What is required: Select from the records below every line that has the word "code" in it.

::: Recorded data

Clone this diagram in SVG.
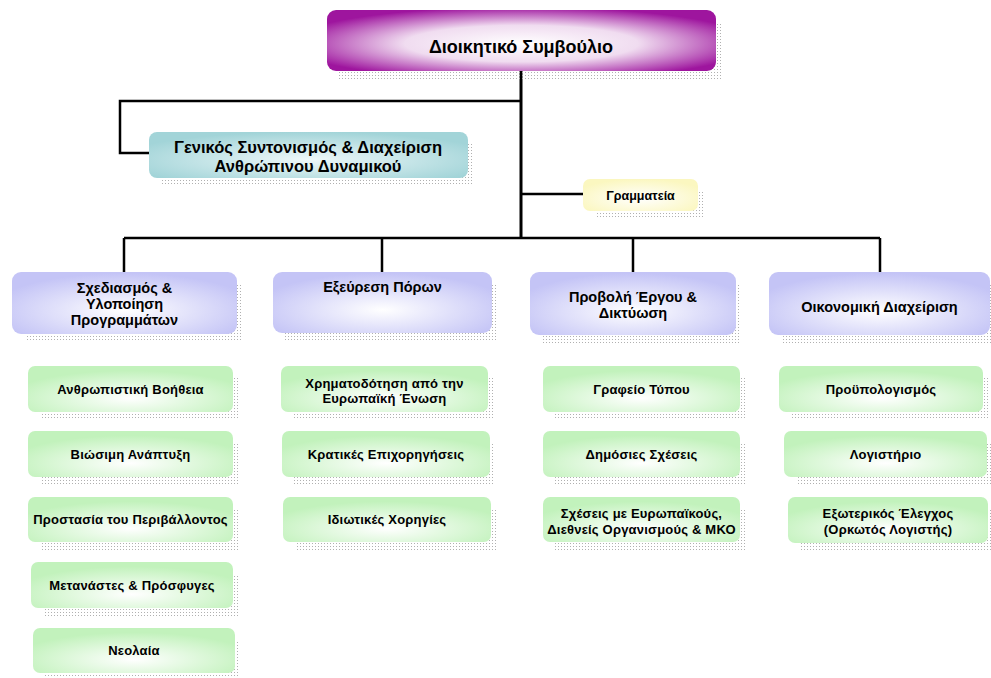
<svg xmlns="http://www.w3.org/2000/svg" width="991" height="678" viewBox="0 0 991 678">
<style>
.t{font-family:"Liberation Sans",Arial,sans-serif;font-weight:bold;fill:#000;text-anchor:middle}
.t1{font-size:18px}
.t2{font-size:16.5px}
.t3{font-size:14.5px}
.t4{font-size:13px;letter-spacing:0.2px}
.t5{font-size:12.5px}
.sh{fill:url(#dots)}
.ln{fill:none;stroke:#000;stroke-width:2.5}
</style>
<defs>
<pattern id="dots" width="3" height="3" patternUnits="userSpaceOnUse">
<rect x="0" y="0" width="1" height="1" fill="#b0b0b0"/>
</pattern>
<radialGradient id="gP" cx="0.5" cy="0.55" r="0.6">
<stop offset="0" stop-color="#ffffff"/>
<stop offset="0.5" stop-color="#f0dcf0"/>
<stop offset="1" stop-color="#9e159e"/>
</radialGradient>
<radialGradient id="gT" cx="0.5" cy="0.6" r="0.6">
<stop offset="0" stop-color="#eef8f9"/>
<stop offset="1" stop-color="#a2d4d8"/>
</radialGradient>
<radialGradient id="gY" cx="0.5" cy="0.6" r="0.6">
<stop offset="0" stop-color="#ffffff"/>
<stop offset="1" stop-color="#fbf7c0"/>
</radialGradient>
<radialGradient id="gL" cx="0.5" cy="0.62" r="0.6">
<stop offset="0" stop-color="#ffffff"/>
<stop offset="1" stop-color="#c4c4f6"/>
</radialGradient>
<radialGradient id="gG" cx="0.5" cy="0.7" r="0.6">
<stop offset="0" stop-color="#ffffff"/>
<stop offset="1" stop-color="#c2f2bc"/>
</radialGradient>
</defs>

<g id="connectors">
<path class="ln" d="M521 71 V239" style="stroke-width:3"/>
<path class="ln" d="M521 101 H120 V153 H149"/>
<path class="ln" d="M521 194 H583"/>
<path class="ln" d="M124 238 H880"/>
<path class="ln" d="M124 238 V272 M382 238 V272 M633 238 V272 M880 238 V272"/>
</g>

<g id="n-board">
<rect class="sh" x="339" y="22" width="383" height="57"/>
<rect x="327" y="10" width="389" height="61" rx="9" fill="url(#gP)"/>
<text class="t t1" x="521" y="52.5">Διοικητικό Συμβούλιο</text>
</g>

<g id="n-general">
<rect class="sh" x="161" y="144" width="313" height="42"/>
<rect x="149" y="132" width="319" height="46" rx="8" fill="url(#gT)"/>
<text class="t t2" x="308" y="153">Γενικός Συντονισμός &amp; Διαχείριση</text>
<text class="t t2" x="308" y="172">Ανθρώπινου Δυναμικού</text>
</g>

<g id="n-secretariat">
<rect class="sh" x="595" y="191" width="109" height="28"/>
<rect x="583" y="179" width="115" height="32" rx="7" fill="url(#gY)"/>
<text class="t t5" x="640.5" y="200">Γραμματεία</text>
</g>

<g id="n-planning">
<rect class="sh" x="25" y="285" width="217" height="57"/>
<rect x="12" y="272" width="225" height="62" rx="9" fill="url(#gL)"/>
<text class="t t3" x="124.5" y="293">Σχεδιασμός &amp;</text>
<text class="t t3" x="124.5" y="309">Υλοποίηση</text>
<text class="t t3" x="124.5" y="325">Προγραμμάτων</text>
</g>

<g id="n-funding">
<rect class="sh" x="285" y="285" width="212" height="56"/>
<rect x="273" y="272" width="219" height="61" rx="9" fill="url(#gL)"/>
<text class="t t3" x="382.5" y="292">Εξεύρεση Πόρων</text>
</g>

<g id="n-promotion">
<rect class="sh" x="542" y="285" width="199" height="58"/>
<rect x="530" y="272" width="206" height="63" rx="9" fill="url(#gL)"/>
<text class="t t3" x="633" y="302">Προβολή Έργου &amp;</text>
<text class="t t3" x="633" y="318">Δικτύωση</text>
</g>

<g id="n-finance">
<rect class="sh" x="781" y="285" width="210" height="58"/>
<rect x="769" y="272" width="221" height="63" rx="9" fill="url(#gL)"/>
<text class="t t3" x="879.5" y="312">Οικονομική Διαχείριση</text>
</g>

<g id="n-humanitarian">
<rect class="sh" x="40" y="378" width="198" height="42"/>
<rect x="28" y="366" width="205" height="46" rx="7" fill="url(#gG)"/>
<text class="t t4" x="130.5" y="393.5">Ανθρωπιστική Βοήθεια</text>
</g>
<g id="n-sustainable">
<rect class="sh" x="40" y="443" width="198" height="42"/>
<rect x="28" y="431" width="205" height="46" rx="7" fill="url(#gG)"/>
<text class="t t4" x="130.5" y="458.5">Βιώσιμη Ανάπτυξη</text>
</g>
<g id="n-environment">
<rect class="sh" x="40" y="509" width="198" height="41"/>
<rect x="28" y="497" width="205" height="45" rx="7" fill="url(#gG)"/>
<text class="t t4" x="130.5" y="524">Προστασία του Περιβάλλοντος</text>
</g>
<g id="n-migrants">
<rect class="sh" x="43" y="574" width="195" height="42"/>
<rect x="31" y="562" width="202" height="46" rx="7" fill="url(#gG)"/>
<text class="t t4" x="132" y="589.5">Μετανάστες &amp; Πρόσφυγες</text>
</g>
<g id="n-youth">
<rect class="sh" x="45" y="640" width="195" height="38"/>
<rect x="33" y="628" width="202" height="45" rx="7" fill="url(#gG)"/>
<text class="t t4" x="134" y="655">Νεολαία</text>
</g>

<g id="n-eu">
<rect class="sh" x="293" y="378" width="200" height="42"/>
<rect x="281" y="366" width="207" height="46" rx="7" fill="url(#gG)"/>
<text class="t t4" x="384.5" y="388">Χρηματοδότηση από την</text>
<text class="t t4" x="384.5" y="403">Ευρωπαϊκή Ένωση</text>
</g>
<g id="n-state">
<rect class="sh" x="294" y="443" width="201" height="42"/>
<rect x="282" y="431" width="208" height="46" rx="7" fill="url(#gG)"/>
<text class="t t4" x="386" y="458.5">Κρατικές Επιχορηγήσεις</text>
</g>
<g id="n-private">
<rect class="sh" x="295" y="509" width="201" height="41"/>
<rect x="283" y="497" width="208" height="45" rx="7" fill="url(#gG)"/>
<text class="t t4" x="387" y="524">Ιδιωτικές Χορηγίες</text>
</g>

<g id="n-press">
<rect class="sh" x="555" y="378" width="190" height="42"/>
<rect x="543" y="366" width="197" height="46" rx="7" fill="url(#gG)"/>
<text class="t t4" x="641.5" y="393.5">Γραφείο Τύπου</text>
</g>
<g id="n-pr">
<rect class="sh" x="555" y="443" width="190" height="42"/>
<rect x="543" y="431" width="197" height="46" rx="7" fill="url(#gG)"/>
<text class="t t4" x="641.5" y="458.5">Δημόσιες Σχέσεις</text>
</g>
<g id="n-relations">
<rect class="sh" x="555" y="509" width="190" height="41"/>
<rect x="543" y="497" width="197" height="45" rx="7" fill="url(#gG)"/>
<text class="t t4" x="641.5" y="518">Σχέσεις με Ευρωπαϊκούς,</text>
<text class="t t4" x="641.5" y="534">Διεθνείς Οργανισμούς &amp; ΜΚΟ</text>
</g>

<g id="n-budget">
<rect class="sh" x="791" y="378" width="197" height="42"/>
<rect x="779" y="366" width="204" height="46" rx="7" fill="url(#gG)"/>
<text class="t t4" x="881" y="393.5">Προϋπολογισμός</text>
</g>
<g id="n-accounting">
<rect class="sh" x="796" y="443" width="195" height="42"/>
<rect x="784" y="431" width="203" height="46" rx="7" fill="url(#gG)"/>
<text class="t t4" x="885.5" y="458.5">Λογιστήριο</text>
</g>
<g id="n-audit">
<rect class="sh" x="800" y="509" width="191" height="42"/>
<rect x="788" y="497" width="200" height="46" rx="7" fill="url(#gG)"/>
<text class="t t4" x="888" y="518">Εξωτερικός Έλεγχος</text>
<text class="t t4" x="888" y="534">(Ορκωτός Λογιστής)</text>
</g>
</svg>
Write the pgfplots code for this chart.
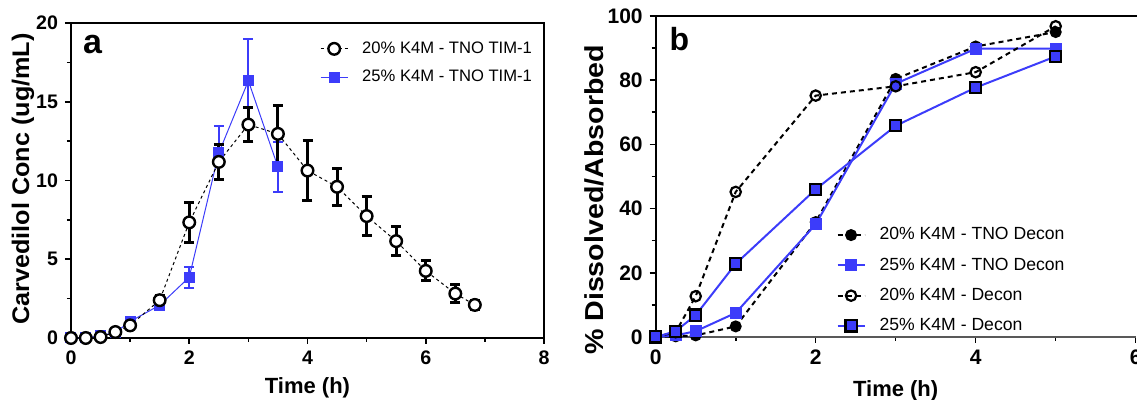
\documentclass[border=0pt]{standalone}
\usepackage{pgfplots}
\pgfplotsset{compat=1.18}
\usepackage{pgfplotstable}
\usepackage{fontspec}
\setmainfont{Liberation Sans}
\definecolor{pblue}{RGB}{60,60,250}

\pgfplotstableread{
t c e
0 0 0
0.25 0 0
0.5 0.06 0.05
0.75 0.38 0.1
1.0 0.8 0.2
1.5 2.4 0.3
2.0 7.34 1.26
2.5 11.18 1.13
3.0 13.55 1.1
3.5 12.96 1.82
4.0 10.63 1.92
4.5 9.6 1.17
5.0 7.74 1.23
5.5 6.15 0.94
6.0 4.26 0.63
6.5 2.82 0.56
6.83 2.1 0.3
}\twentyA

\pgfplotstableread{
t c e
0 0 0
0.25 0 0
0.5 0.15 0.05
0.75 0.35 0.1
1.0 1.05 0.2
1.5 2.08 0.2
2.0 3.86 0.67
2.5 11.75 1.68
3.0 16.33 2.63
3.5 10.86 1.6
}\twentyfiveA

\pgfplotstableread{
t v
0 0
0.25 0.2
0.5 0.5
1.0 3.3
2.0 35.8
3.0 80.4
4.0 90.5
5.0 95.0
}\tnoTwenty

\pgfplotstableread{
t v
0 0
0.25 0.5
0.5 1.8
1.0 7.5
2.0 35.1
3.0 78.9
4.0 89.8
5.0 89.8
}\tnoTwentyfive

\pgfplotstableread{
t v
0 0
0.25 1.5
0.5 12.7
1.0 45.2
2.0 75.2
3.0 78.1
4.0 82.5
5.0 96.8
}\deconTwenty

\pgfplotstableread{
t v
0 0
0.25 1.8
0.5 6.8
1.0 22.8
2.0 46.0
3.0 65.8
4.0 77.7
5.0 87.4
}\deconTwentyfive

\pgfplotsset{
  myleg/.style={legend image code/.code={\draw[mark repeat=2,mark phase=2,##1] plot coordinates {(0pt,0pt) (6.75pt,0pt) (13.5pt,0pt)};}},
}

\begin{document}
\begin{tikzpicture}
% ---------------- panel a ----------------
\begin{axis}[
  scale only axis, width=236.5pt, height=157.5pt,
  at={(35.5pt,31pt)}, anchor=south west,
  xmin=0, xmax=8, ymin=0, ymax=20,
  xtick={0,2,4,6,8}, ytick={0,5,10,15,20},
  minor x tick num=1, minor y tick num=1,
  xtick pos=left, ytick pos=left, tick align=outside,
  major tick length=3pt, minor tick length=2pt,
  every tick/.style={black, line width=0.8pt},
  axis line style={line width=1.2pt},
  clip=false,
  /pgf/number format/assume math mode=true,
  ticklabel style={font=\bfseries\fontsize{9.8}{9.8}\selectfont},
  xlabel={Time (h)},
  ylabel={Carvedilol Conc (ug/mL)},
  xlabel style={font=\bfseries\fontsize{11}{11}\selectfont, at={(axis description cs:0.5,0)}, anchor=north, inner sep=0pt, yshift=-19.5pt},
  ylabel style={font=\bfseries\fontsize{12}{12}\selectfont, at={(axis description cs:-0.1015,0.505)}, anchor=center, xscale=1.05},
  myleg,
  reverse legend,
  legend style={draw=none, fill=none, at={(0.526,0.955)}, anchor=north west,
    font=\fontsize{8.3}{8.3}\selectfont, inner sep=0pt, row sep=3pt,
    /tikz/every odd column/.append style={column sep=5pt}},
  legend cell align=left,
]
\addplot[pblue, line width=0.5pt, mark=square*, mark size=2.5pt,
  mark options={fill=pblue, draw=pblue},
  error bars/.cd, y dir=both, y explicit,
  error bar style={line width=1pt, pblue},
  error mark options={rotate=90, mark size=2.5pt, line width=1pt, pblue}]
  table[x=t, y=c, y error=e] {\twentyfiveA};
\addplot[black, line width=0.5pt, dash pattern=on 1.5pt off 1.5pt,
  mark=*, mark size=2.9pt, mark options={solid, fill=white, draw=black, line width=1.2pt},
  error bars/.cd, y dir=both, y explicit,
  error bar style={solid, line width=1.5pt, black},
  error mark options={solid, rotate=90, mark size=2.5pt, line width=1.5pt, black}]
  table[x=t, y=c, y error=e] {\twentyA};
\legend{25\% K4M - TNO TIM-1, 20\% K4M - TNO TIM-1}
\node[anchor=north west, inner sep=0pt, font=\bfseries\fontsize{17}{17}\selectfont] at (rel axis cs:0.025,0.962) {a};
\end{axis}

% ---------------- panel b ----------------
\begin{axis}[
  scale only axis, width=240pt, height=160.5pt,
  at={(327.85pt,31.5pt)}, anchor=south west,
  xmin=0, xmax=6, ymin=0, ymax=100,
  xtick={0,2,4,6}, ytick={0,20,40,60,80,100},
  minor x tick num=1, minor y tick num=1,
  axis x line*=bottom, axis y line*=left,
  tick align=outside,
  major tick length=3pt, minor tick length=2pt,
  every tick/.style={black, line width=0.8pt},
  x axis line style={line width=1pt, black!65},
  y axis line style={line width=1pt, black},
  clip=false,
  /pgf/number format/assume math mode=true,
  ticklabel style={font=\bfseries\fontsize{10.5}{10.5}\selectfont},
  xlabel={Time (h)},
  ylabel={\% Dissolved/Absorbed},
  xlabel style={font=\bfseries\fontsize{11}{11}\selectfont, at={(axis description cs:0.5,0)}, anchor=north, inner sep=0pt, yshift=-21.5pt},
  ylabel style={font=\bfseries\fontsize{13}{13}\selectfont, at={(axis description cs:-0.1285,0.427)}, anchor=center, xscale=1.1},
  myleg,
  legend style={draw=none, fill=none, at={(0.376,0.355)}, anchor=north west,
    font=\fontsize{8.8}{8.8}\selectfont, inner sep=0pt, row sep=3.5pt,
    /tikz/every odd column/.append style={column sep=5pt}},
  legend cell align=left,
]
\addplot[black, line width=1pt, dash pattern=on 2.5pt off 2pt,
  mark=*, mark size=2.5pt, mark options={solid, fill=black}]
  table[x=t, y=v] {\tnoTwenty};
\addplot[pblue, line width=1pt, mark=square*, mark size=2.5pt,
  mark options={fill=pblue, draw=pblue}]
  table[x=t, y=v] {\tnoTwentyfive};
\addplot[black, line width=1pt, dash pattern=on 2.5pt off 2pt,
  mark=o, mark size=2.6pt, mark options={solid, line width=1.1pt}]
  table[x=t, y=v] {\deconTwenty};
\addplot[pblue, line width=1pt, mark=square*, mark size=2.8pt,
  mark options={fill=pblue, draw=black, line width=1.1pt}]
  table[x=t, y=v] {\deconTwentyfive};
\legend{20\% K4M - TNO Decon, 25\% K4M - TNO Decon, 20\% K4M - Decon, 25\% K4M - Decon}
\draw[line width=1.3pt] (rel axis cs:0,1) -- (rel axis cs:1.05,1);
\node[anchor=north west, inner sep=0pt, font=\bfseries\fontsize{16}{16}\selectfont] at (rel axis cs:0.028,0.966) {b};
\end{axis}

\pgfresetboundingbox
\useasboundingbox (0,0) rectangle (568.5pt,200pt);
\end{tikzpicture}
\end{document}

::::::

Result:
Write the pgfplots code for this chart.
  myleg/.style={legend image code/.code={\draw[mark repeat=2,mark phase=2,##1] plot coordinates {(0pt,0pt) (6.75pt,0pt) (13.5pt,0pt)};}},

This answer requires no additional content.